This causes AssertionError when torchcompile or cudagraphex executor is applied on in-place operations.

Code sample

def f(a):
    a += 1

jitted = thunder.jit(f, executors=[thunder.get_executor("torchcompile")])
jitted(torch.tensor(0))
...
  File "/opt/pytorch/lightning-thunder/thunder/common.py", line 873, in transform_to_torch_types
    assert last.sym.id == prims.PrimIDs.RETURN
AssertionError

Before reaching this line, TorchCompileExecution generates

# Constructed by Transform for execution (took 3 milliseconds)
import torch
from thunder.executors.torchex import no_autocast

@torch.no_grad()
@no_autocast
def computation(a):
  # a: "cpu i64[]"

  # /opt/pytorch/lightning-thunder/mshinokawa/sandbox/debug.py:31:      a += 1
  return None
  TorchCompile0(a)
    # t0 = ltorch.add(a, 1, alpha=None)  # t0: "cpu i64[]"
      # t0 = prims.add(a, 1)  # t0: "cpu i64[]"
    # prims.copy_(t0, a)

Returning a at the end of f does not fix this.

# Constructed by Transform for execution (took 3 milliseconds)
import torch
from thunder.executors.torchex import no_autocast

@torch.no_grad()
@no_autocast
def computation(a):
  # a: "cpu i64[]"

  # /opt/pytorch/lightning-thunder/mshinokawa/sandbox/debug.py:5:       a += 1
  return a
  TorchCompile0(a)
    # t0 = ltorch.add(a, 1, alpha=None)  # t0: "cpu i64[]"
      # t0 = prims.add(a, 1)  # t0: "cpu i64[]"
    # prims.copy_(t0, a)

Cause

Inside fuse_bound_symbols, Graph.__init__ constructs a dependency graph and apply topological sort to reorder bound symbols. The dependency is found via bsym.flat_args and bsym.flat_outs, and prims.copy_ has no output. Hence the algorithm does not spot the dependency between copy_(t0, a) and return a.

Although nvfuser uses this function too, it gets around this by forcefully moving the return statement after all the other bound symbols (here).

Related issue

229 suggested adding TorchCompileExecutor to the tests along with TorchExecutor and nvFuserExecutor.

shino16 commented 1 month ago

test_inplace_to_arg_return_value in thunder/tests/test_inplace_functionalization.py currently fails if you give executors=(thunder.tests.framework.TorchCompileExecutor,).

IvanYashchuk commented 1 month ago

Having prims.copy_(t0, a) without any output in the trace should not be considered a valid program to be executed. The return symbol could take fake inputs that are never returned in Python execution only to build a dependency in the DAG. I expect the computation trace to be something like:

def computation(a):
  # a: "cpu i64[]"
  t1 = TorchCompile0(a)
    # t0 = ltorch.add(a, 1, alpha=None)  # t0: "cpu i64[]"
      # t0 = prims.add(a, 1)  # t0: "cpu i64[]"
    # t1 = prims.copy_(t0, a)
  return None # t1 <--- "t1" is a hidden output used only for building dataflow graph
shino16 commented 1 month ago

Hi! It would be possible for the functionalizer to return the outputs of copy_s as a 'hidden' argument of return. Can I ask the reason why you think having copy_ with no output (and handling it as a special case) is a bad idea?

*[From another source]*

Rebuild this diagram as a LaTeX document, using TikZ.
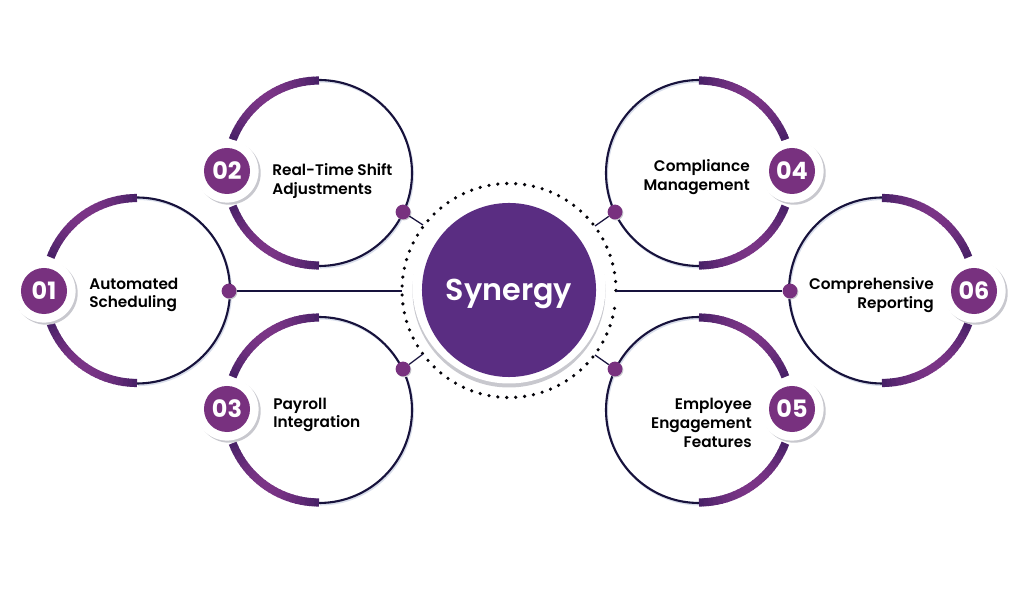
\documentclass[tikz,border=0pt]{standalone}
\usepackage{fontspec}
\setmainfont{Poppins}[BoldFont={Poppins SemiBold}]
\newfontfamily\numfont{Poppins}[UprightFont={* Bold}]
\usetikzlibrary{shadows}

\definecolor{hubPurple}{HTML}{5A2D82}
\definecolor{badgePurple}{HTML}{78317F}
\definecolor{arcLight}{HTML}{7A3486}
\definecolor{arcDark}{HTML}{472066}
\definecolor{ringNavy}{HTML}{17123C}
\definecolor{ringShade}{HTML}{D8DDEA}
\definecolor{haloShade}{HTML}{C8C8CE}

\tikzset{
    ringline/.style={draw=ringNavy, line width=1.5pt},
    ringshade/.style={draw=ringShade, line width=1.5pt},
    linkline/.style={draw=ringNavy, line width=0.9pt},
    halonode/.style={circle, fill=white, minimum size=1.58cm, inner sep=0pt, drop shadow={shadow xshift=1.5pt, shadow yshift=-1.5pt, fill=haloShade, opacity=1}},
    badgenode/.style={circle, fill=badgePurple, minimum size=1.15cm, inner sep=0pt, text=white, font=\numfont\fontsize{17}{17}\selectfont},
    joinnode/.style={circle, fill=badgePurple, minimum size=0.37cm, inner sep=0pt, drop shadow={shadow xshift=0.7pt, shadow yshift=-0.7pt, fill=haloShade, opacity=1}},
    itemlabel/.style={font=\bfseries\fontsize{10.9}{13.3}\selectfont, text=black, inner sep=0pt},
}

% thick arc, dark at both ends and lighter in the middle
\newcommand{\gradArc}[4]{
    \foreach \i in {0,...,23} {
        \pgfmathsetmacro{\mixval}{100*sin(180*(\i+0.5)/24)}
        \pgfmathsetmacro{\angA}{#3+(#4-#3)*\i/24}
        \pgfmathsetmacro{\angB}{#3+(#4-#3)*min(\i+1.2,24)/24}
        \draw[line width=5.8pt, color=arcLight!\mixval!arcDark] ({#1+92.5*cos(\angA)},{#2+92.5*sin(\angA)}) arc (\angA:\angB:92.5);
    }
}

\begin{document}
\begin{tikzpicture}[x=0.025cm,y=0.025cm]
    \useasboundingbox (0,0) rectangle (1024,597);

    % rings, thin half only
    \foreach \cx/\cy/\s in {137/306.5/-90,319/424/-90,319/187/-90,699/424/90,699/187/90,882/306.5/90} {
        \draw[ringshade] (\cx+1,\cy-1.5) ++(\s:93) arc (\s:\s+180:93);
        \draw[ringline] (\cx,\cy) ++(\s:93) arc (\s:\s+180:93);
    }
    \gradArc{137}{306.5}{90}{159} \gradArc{137}{306.5}{201}{270}
    \gradArc{319}{424}{90}{159} \gradArc{319}{424}{201}{270}
    \gradArc{319}{187}{90}{159} \gradArc{319}{187}{201}{270}
    \gradArc{699}{424}{90}{21} \gradArc{699}{424}{-21}{-90}
    \gradArc{699}{187}{90}{21} \gradArc{699}{187}{-21}{-90}
    \gradArc{882}{306.5}{90}{21} \gradArc{882}{306.5}{-21}{-90}

    % centre
    \fill[haloShade] (509,306) circle (96.5);
    \fill[white] (509,310) circle (96.5);
    \node[circle, fill=hubPurple, minimum size=4.35cm, inner sep=0pt] (hub) at (509,307) {};
    \node[text=white, inner sep=0pt, font=\bfseries\fontsize{21.5}{21.5}\selectfont] (hubtext) at (509,303.5) {Synergy};
    \foreach \a in {0,4.8,...,355} {
        \fill[black!85!ringNavy] (509,306.5)++(\a:107) circle (1.8);
    }

    % connectors
    \foreach \n/\jx/\jy/\ex/\ey in {1/229/306/402/306,2/403/385/423/372,3/403/228/423/243,4/615/385/595/371,5/615/228/595/242,6/790/306/616/306} {
        \node[joinnode] (join\n) at (\jx,\jy) {};
        \coordinate (end\n) at (\ex,\ey);
        \draw[linkline] (join\n) -- (end\n);
    }

    % badges
    \foreach \n/\bx/\by in {01/44/306,02/227/426,03/227/188,04/792/426,05/792/188,06/974/306} {
        \node[halonode] (halo\n) at (\bx,\by) {};
        \node[badgenode] (badge\n) at (\bx,\by) {\n};
    }

    % labels
    \node[itemlabel, anchor=west, align=left] (text01) at (89,302) {Automated\\Scheduling};
    \node[itemlabel, anchor=west, align=left] (text02) at (272,416) {Real-Time Shift\\Adjustments};
    \node[itemlabel, anchor=west, align=left] (text03) at (273,182) {Payroll\\Integration};
    \node[itemlabel, anchor=east, align=right] (text04) at (750,420) {Compliance\\Management};
    \node[itemlabel, anchor=east, align=right] (text05) at (752,174) {Employee\\Engagement\\Features};
    \node[itemlabel, anchor=east, align=right] (text06) at (934,302) {Comprehensive\\Reporting};
\end{tikzpicture}
\end{document}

IvanYashchuk commented 1 month ago

Using copy_ (and any other in-place operation) with no output is not a bad idea in general. In PyTorch Eager, there's nothing that can reorder operations but any trace transformation pass is free to do so in Thunder. All in-place operations in the trace should follow the relative ordering that is prescribed in the initial user script. Handling copy_ as a special case in data_dependent_partition.py might not be ideal because:

What do you think? I'm open to further discussion of alternative ideas or specific use cases in mind that might benefit from a different approach.

shino16 commented 1 month ago

The first two reasons particularly made strong sense to me. If we're not relating copies and return in a sorter code, then a reasonable choice would be to do so as soon as functionalization generates prims.copy_.

I'm working on implementing this!